I don’t know about you, but with this latest time change I’m having a heck of a time adjusting. I just don’t do well getting up when it is still dark out, and I am of course staying up way too late. What’s a girl to do? Why, dig up some sleep tips of course. These are just a few suggestions of things I might try from Ida Bailey Allen’s Youth After Forty, published in 1950. She has a whole chapter devoted to the topic!

~~
What to Read Before Going to Bed
If you have been using your eyes steadily all day, reading should be avoided. But if you must read, choose what I call a “drowsing book,” unexciting, mildly interesting or amusing, or frankly dull. Or select something philosophical, or comfortingly religious, that induces a feeling of security in the Infinite to which you are about to entrust your body and soul in sleep.

Bedtime Routine
But don’t think you can merely jump into bed and have a good night’s rest. Getting ready for bed should be an unhurried process. After undressing arrange your hair for the night. Adjust a sleeping net to keep it in order, and have a pretty one. If you bathe at night, the bath should be tepid, not hot. If you are very tired, take a lazy relaxing bath. Then come the nightly facial and hand routines. Now stop a moment to check. Windows adjusted for fresh air? Alarm clock set? Glass of water on the bedside table? Carefully turn the covers way back. Lights out and into bed.

Get Tense to Relax
Stretch out full length until you feel tall. Stretch the arms wide on each side; rotate the feet. Rotate the legs. Wriggle the toes. And here’s the pay-off for real release from ordinary tension: To overcome tenseness resulting from the day’s push and rush you must first get tense. To do this stretch every muscle of the body as taut as possible, clench the hands, tense the feet, the toes ~ then slowly go limp all over and relax completely. Do this several times. Finally you keep that relaxed condition. The eyes slowly blink and finally close. Your whole body feels grateful for this release from tension. You welcome sleep.

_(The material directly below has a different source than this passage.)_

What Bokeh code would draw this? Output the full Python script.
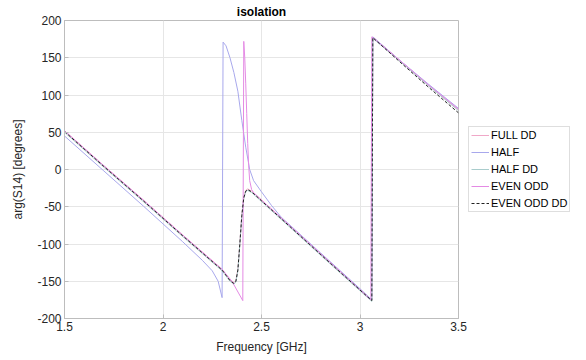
from bokeh.plotting import figure
from bokeh.models import Legend, LegendItem, FixedTicker
from bokeh.embed import file_html
from bokeh.resources import INLINE

# ---- data ----
freq_dd = [1.5, 1.7, 1.9, 2.1, 2.3, 2.32, 2.34, 2.36, 2.37, 2.38, 2.39, 2.40, 2.41, 2.42,
           2.43, 2.45, 2.5, 2.7, 2.9, 3.06, 3.065, 3.2, 3.35, 3.5]
full_dd = [52, 5, -41, -88, -134, -141, -148, -152, -149, -134, -99, -61, -37, -28,
           -26, -29, -41, -89, -137, -175, 178, 147, 113, 80]
half_dd = [50, 3, -43, -90, -136, -143, -150, -154, -151, -136, -101, -63, -39, -30,
           -28, -31, -43, -91, -139, -177, 176, 146, 112, 79]
even_odd_dd = [51, 4, -42, -89, -135, -142, -149, -153, -150, -135, -100, -62, -38, -29,
               -27, -30, -42, -90, -138, -176, 177, 145, 110, 76]

freq_half = [1.5, 1.7, 1.9, 2.0, 2.1, 2.2, 2.25, 2.28, 2.3, 2.305, 2.32, 2.34, 2.36, 2.38,
             2.40, 2.42, 2.44, 2.46, 2.5, 2.55, 2.6, 2.8, 3.0, 3.06, 3.065, 3.2, 3.35, 3.5]
half = [45, -2, -49, -73, -97, -122, -136, -150, -172, 171, 166, 150, 130, 105,
        66, 30, 0, -15, -30, -48, -64, -112, -160, -175, 178, 147, 114, 82]

freq_eo = [1.5, 1.7, 1.9, 2.1, 2.3, 2.35, 2.405, 2.41, 2.415, 2.42, 2.425, 2.43, 2.435,
           2.44, 2.45, 2.46, 2.5, 2.7, 2.9, 3.055, 3.06, 3.2, 3.35, 3.5]
even_odd = [52, 5, -41, -88, -134, -150, -176, 172, 150, 115, 75, 35, 5,
            -15, -27, -31, -41, -89, -137, -175, 178, 147, 113, 81]

x_ticks = [1.5, 2, 2.5, 3, 3.5]
x_tick_labels = ["1.5", "2", "2.5", "3", "3.5"]
y_ticks = [-200, -150, -100, -50, 0, 50, 100, 150, 200]
y_tick_labels = ["-200", "-150", "-100", "-50", "0", "50", "100", "150", "200"]

FONT = "Liberation Sans"

p = figure(frame_width=394, frame_height=298, output_backend="svg", toolbar_location=None,
           x_range=(1.5, 3.5), y_range=(-200, 200),
           min_border_left=64, min_border_right=0, min_border_top=4, min_border_bottom=4,
           title="isolation")
p.title.align = "center"
p.title.text_font = FONT
p.title.text_font_size = "12px"
p.title.text_font_style = "bold"
p.title.text_color = "#000000"
p.title.offset = 0
p.title.standoff = 4

p.outline_line_color = "#bdbdbd"
p.outline_line_width = 1
p.background_fill_color = "white"
p.border_fill_color = "white"

for ax in (p.xaxis[0], p.yaxis[0]):
    ax.axis_line_color = "#bdbdbd"
    ax.major_tick_line_color = "#bdbdbd"
    ax.major_tick_in = 4
    ax.major_tick_out = 0
    ax.minor_tick_line_color = None
    ax.major_label_text_font = FONT
    ax.major_label_text_font_size = "12px"
    ax.major_label_text_color = "#262626"
    ax.axis_label_text_font = FONT
    ax.axis_label_text_font_size = "12px"
    ax.axis_label_text_font_style = "normal"
    ax.axis_label_text_color = "#262626"

p.xaxis.ticker = FixedTicker(ticks=x_ticks)
p.xaxis.major_label_overrides = dict(zip(x_ticks, x_tick_labels))
p.yaxis.ticker = FixedTicker(ticks=y_ticks)
p.yaxis.major_label_overrides = dict(zip(y_ticks, y_tick_labels))
p.xaxis.axis_label = "Frequency [GHz]"
p.yaxis.axis_label = "arg(S14) [degrees]"
p.xaxis.major_label_standoff = 3
p.xaxis.axis_label_standoff = 6
p.yaxis.major_label_standoff = 3
p.yaxis.axis_label_standoff = 9

p.grid.grid_line_color = "#e6e6e6"
p.grid.grid_line_width = 1

r1 = p.line(freq_dd, full_dd, line_color="#f0a8c8", line_width=1)
r2 = p.line(freq_half, half, line_color="#a8a8ec", line_width=1)
r3 = p.line(freq_dd, half_dd, line_color="#a9cccc", line_width=1)
r4 = p.line(freq_eo, even_odd, line_color="#e48ae4", line_width=1)
r5 = p.line(freq_dd, even_odd_dd, line_color="#222222", line_width=1, line_dash="3 2")

legend = Legend(items=[
    LegendItem(label="FULL DD", renderers=[r1]),
    LegendItem(label="HALF", renderers=[r2]),
    LegendItem(label="HALF DD", renderers=[r3]),
    LegendItem(label="EVEN ODD", renderers=[r4]),
    LegendItem(label="EVEN ODD DD", renderers=[r5]),
])
legend.label_text_font = FONT
legend.label_text_font_size = "11px"
legend.label_text_color = "#000000"
legend.glyph_width = 18
legend.glyph_height = 12
legend.label_height = 12
legend.spacing = 5
legend.padding = 2
legend.margin = 10
legend.label_standoff = 2
legend.border_line_color = "#bdbdbd"
legend.background_fill_color = "white"
legend.location = "center_left"
p.add_layout(legend, "right")

open("out.html", "w").write(file_html(p, INLINE))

Sweet Sleep Inducer ~ My Best Recipe
Lie flat and still. Don’t think about the day; its sorrows; disappointments; joys; triumphs. Don’t think about tomorrow. Forget yourself and give out something to others. What? Kind thoughts or blessings to everyone near and dear to you; to friends, acquaintances, persons in public life you perhaps have never met but who have helped others. You might even include some people you don’t like. This will make you more tolerant, and tolerance induces relaxation. If you try every night for the rest of your life you’ll never finish the list, sleep comes so soon and is so deep and “sweet.”